The results of this query will be:
Window functions are evaluated after aggregation.
Special Data Types
In this section, we will take a look at some data types that if you will treat them right you credit for better performance and better functionality.
When it becomes to geo data all you need to do is to store a collection of points, you may even store it as text or JSON that contain this data but in this way, it will harm your performance and you will lose a lot of functionality.
Every modern DB has a special geo type for this scenario that can index the points data for better performance and let you use geo libs for complicated functionality such as union, calculate area, etc.
In PostgreSQL, you will use point/line/polygon data type and may add a PostGIS extension.
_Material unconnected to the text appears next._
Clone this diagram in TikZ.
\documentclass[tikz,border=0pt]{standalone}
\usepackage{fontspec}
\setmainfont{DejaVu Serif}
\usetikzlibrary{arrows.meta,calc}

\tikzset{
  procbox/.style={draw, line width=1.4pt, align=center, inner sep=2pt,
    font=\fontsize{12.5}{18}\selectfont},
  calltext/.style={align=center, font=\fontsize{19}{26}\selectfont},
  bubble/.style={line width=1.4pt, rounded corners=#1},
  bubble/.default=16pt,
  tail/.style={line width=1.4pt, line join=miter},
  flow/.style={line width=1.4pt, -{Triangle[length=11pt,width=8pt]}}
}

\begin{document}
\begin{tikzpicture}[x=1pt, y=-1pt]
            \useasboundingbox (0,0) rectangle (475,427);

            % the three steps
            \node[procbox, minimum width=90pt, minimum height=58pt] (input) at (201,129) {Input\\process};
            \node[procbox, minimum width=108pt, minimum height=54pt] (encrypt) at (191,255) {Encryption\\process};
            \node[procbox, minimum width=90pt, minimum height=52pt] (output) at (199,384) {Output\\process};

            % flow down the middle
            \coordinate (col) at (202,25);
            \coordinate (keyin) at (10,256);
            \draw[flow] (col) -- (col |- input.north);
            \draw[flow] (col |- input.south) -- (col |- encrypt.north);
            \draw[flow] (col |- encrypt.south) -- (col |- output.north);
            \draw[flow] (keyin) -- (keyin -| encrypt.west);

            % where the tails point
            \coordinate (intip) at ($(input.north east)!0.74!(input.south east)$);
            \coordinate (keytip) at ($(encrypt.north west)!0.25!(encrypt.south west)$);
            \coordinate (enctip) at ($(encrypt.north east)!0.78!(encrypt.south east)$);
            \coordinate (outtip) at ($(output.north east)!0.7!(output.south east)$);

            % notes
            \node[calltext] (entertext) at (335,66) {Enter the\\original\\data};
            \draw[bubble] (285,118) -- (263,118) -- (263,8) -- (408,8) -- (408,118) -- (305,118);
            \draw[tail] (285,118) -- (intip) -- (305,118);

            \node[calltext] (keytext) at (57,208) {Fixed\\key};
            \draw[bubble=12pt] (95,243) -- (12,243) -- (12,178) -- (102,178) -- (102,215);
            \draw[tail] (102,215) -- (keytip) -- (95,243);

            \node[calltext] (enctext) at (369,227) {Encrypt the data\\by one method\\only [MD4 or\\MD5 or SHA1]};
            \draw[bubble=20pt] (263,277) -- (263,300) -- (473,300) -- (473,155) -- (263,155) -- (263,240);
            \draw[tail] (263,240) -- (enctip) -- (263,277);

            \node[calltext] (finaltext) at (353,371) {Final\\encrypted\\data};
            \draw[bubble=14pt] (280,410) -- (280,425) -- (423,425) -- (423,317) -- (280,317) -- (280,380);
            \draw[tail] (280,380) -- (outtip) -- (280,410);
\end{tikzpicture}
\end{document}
Storing JSON in the DB can be helpful or necessary sometimes. Many times we, as developers, relate to JSON data as string/text but when it comes to storing it in the DB this is not the best way.
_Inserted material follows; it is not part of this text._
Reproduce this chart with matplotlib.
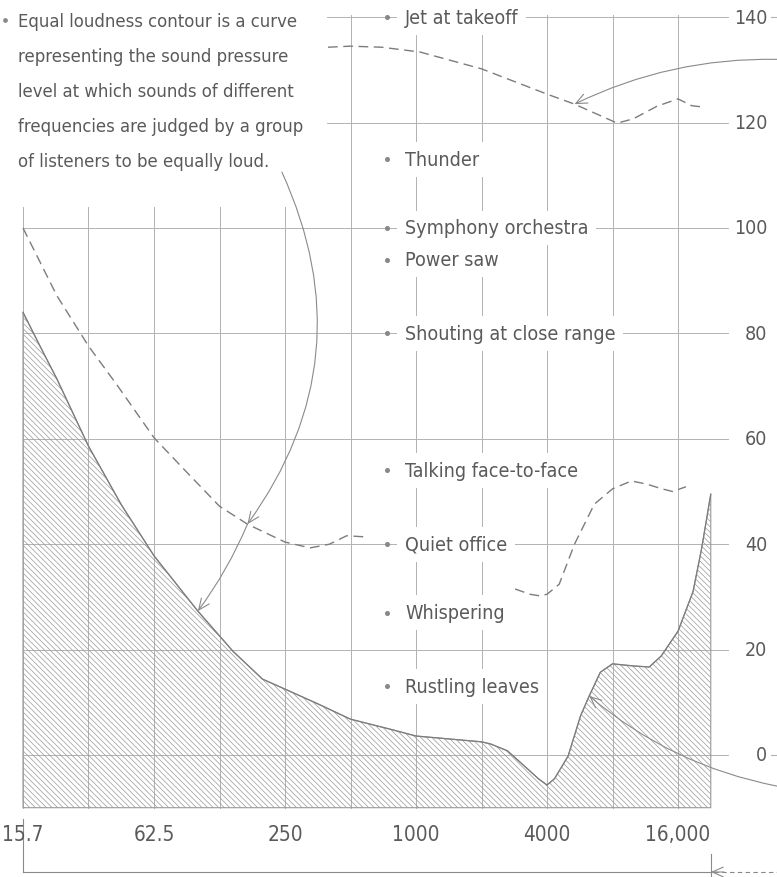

Every modern DB has a special data type for JSON that support indexing and compression of the JSON, they even support querying nested object inside the JSON.
In PostgreSQL, for example, you can store JSON data as text data type but you won’t be able to query a nested property in this JSON, you can store it as JSON data type but it will not compress and indexed and that may harm your performance and full your storage, the best way to store JSON data in PostgreSQL is in JSONB data type that contains all the features, indexing, compression, query nest properties.
In a nutshell
The DB and the SQL queries are part of the main business of any modern app, and these days any app must have excellent performance. In the article, we take a look at some ways to make your queries faster.
The most important part is to know your queries and DB, unknown queries and misconfiguration may cause performance issues.
Hope you enjoy reading the article and it will help you write better code and make yours better.